Para aumentar mi grado de responsabilidad aún más, recuerdo de que al momento de apostarme había colocado intencionalmente la mira en siete aumentos, lo cual para disparar de día, a esa distancia y con apoyo es lo correcto, ya que nos permite colocar el disparo donde sea más efectivo y menos carne destroce. Pero ese poder dióptrico no es lo mejor para disparar bajo presión, apremiado por el tiempo, a mano alzada y sobre un animal en movimiento o a punto de hacerlo. A esa distancia y bajo esas condiciones con tres aumentos era más que suficiente.

Lo peor es que estaba totalmente conciente de ambos problemas, el temblequeo y los excesivos aumentos, y que podría haber corregido ambos en unos segundos. Pero opté por confiar en mi historial pasado, el cual no contaba con haber fallado en condiciones similares, y encima de eso, por pura pereza no busqué apoyo. Esa es la triste realidad de mi fracaso.

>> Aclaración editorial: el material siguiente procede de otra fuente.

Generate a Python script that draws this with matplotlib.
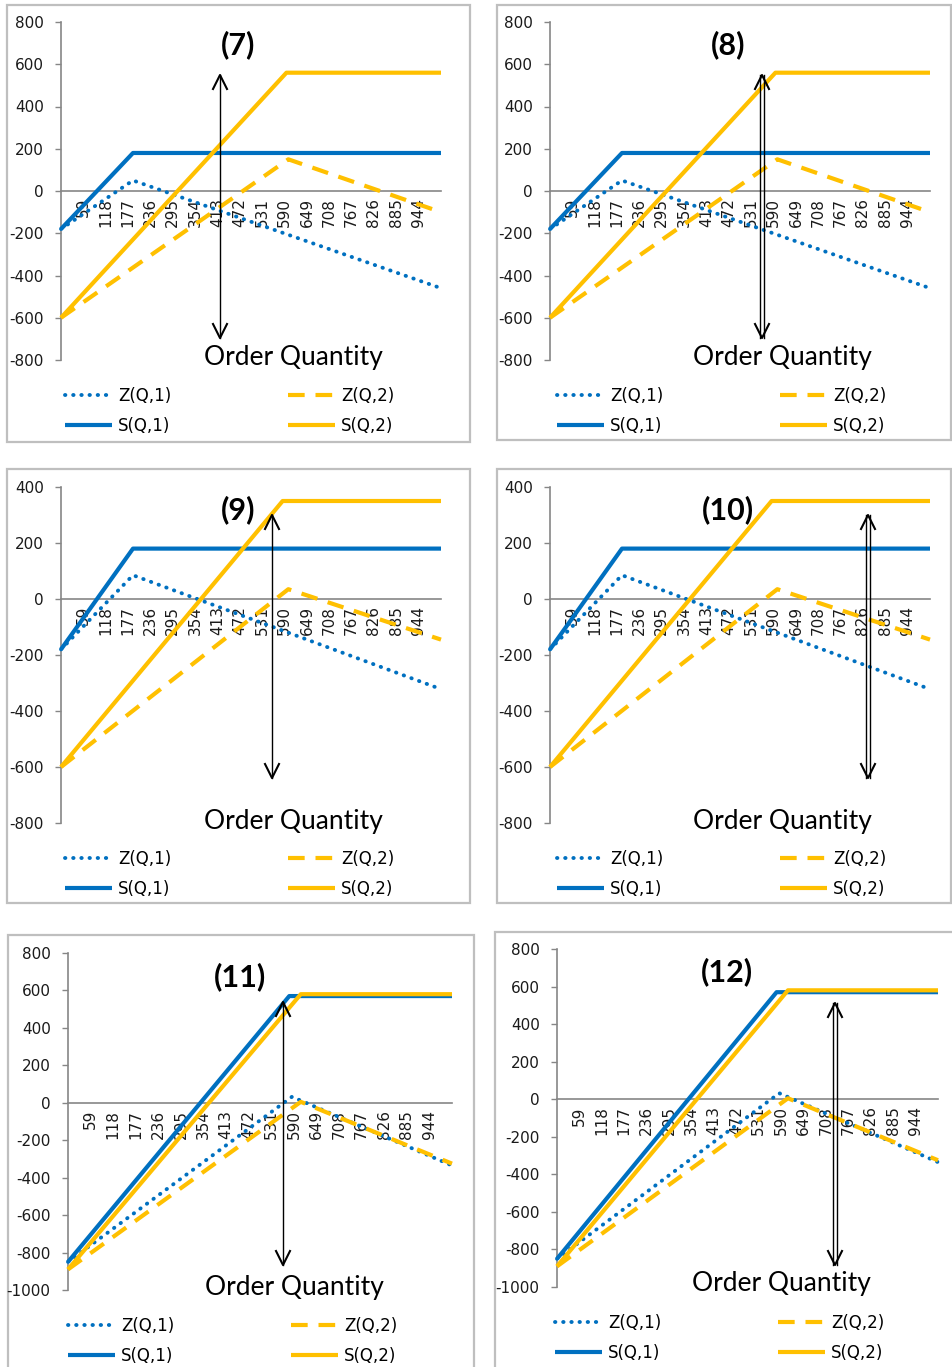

Las conclusiones de todo este lamentable episodio son varias. Primero, que los billetes se cuentan solamente después de tenerlos en la mano, nunca antes.

Luego hay que aceptar que todos, alguna vez, marraremos, y que sí bien marrar es humano, tratar de negar el hecho culpando a cualquiera menos a nosotros mismos no nos conduce a nada, y que una vez pasado ese momento lo mejor que podemos hacer es intentar encontrar los motivos reales para nuestro fallo, aprender del mismo para no repetir la historia.

A todo esto se podrían agregar dos conclusiones más; al momento de apostarse uno debe buscar un buen apoyo para disparar, amén de asegurarse de colocar el visor en el aumento adecuado para la ocasión.

Bien, ya me siento mucho mejor. La verdad es que sí bien he marrado, ahora tengo el consuelo de saber que lo he hecho casi intencionalmente, como para aprender lo que no se debe hacer, que es casi lo mismo que no haber pifiado.

Pero pensándolo bien, creo que una vez más suena a excusa. Realmente algunas personas no cambiamos jamás, a pesar de que parezcamos tan lógicos.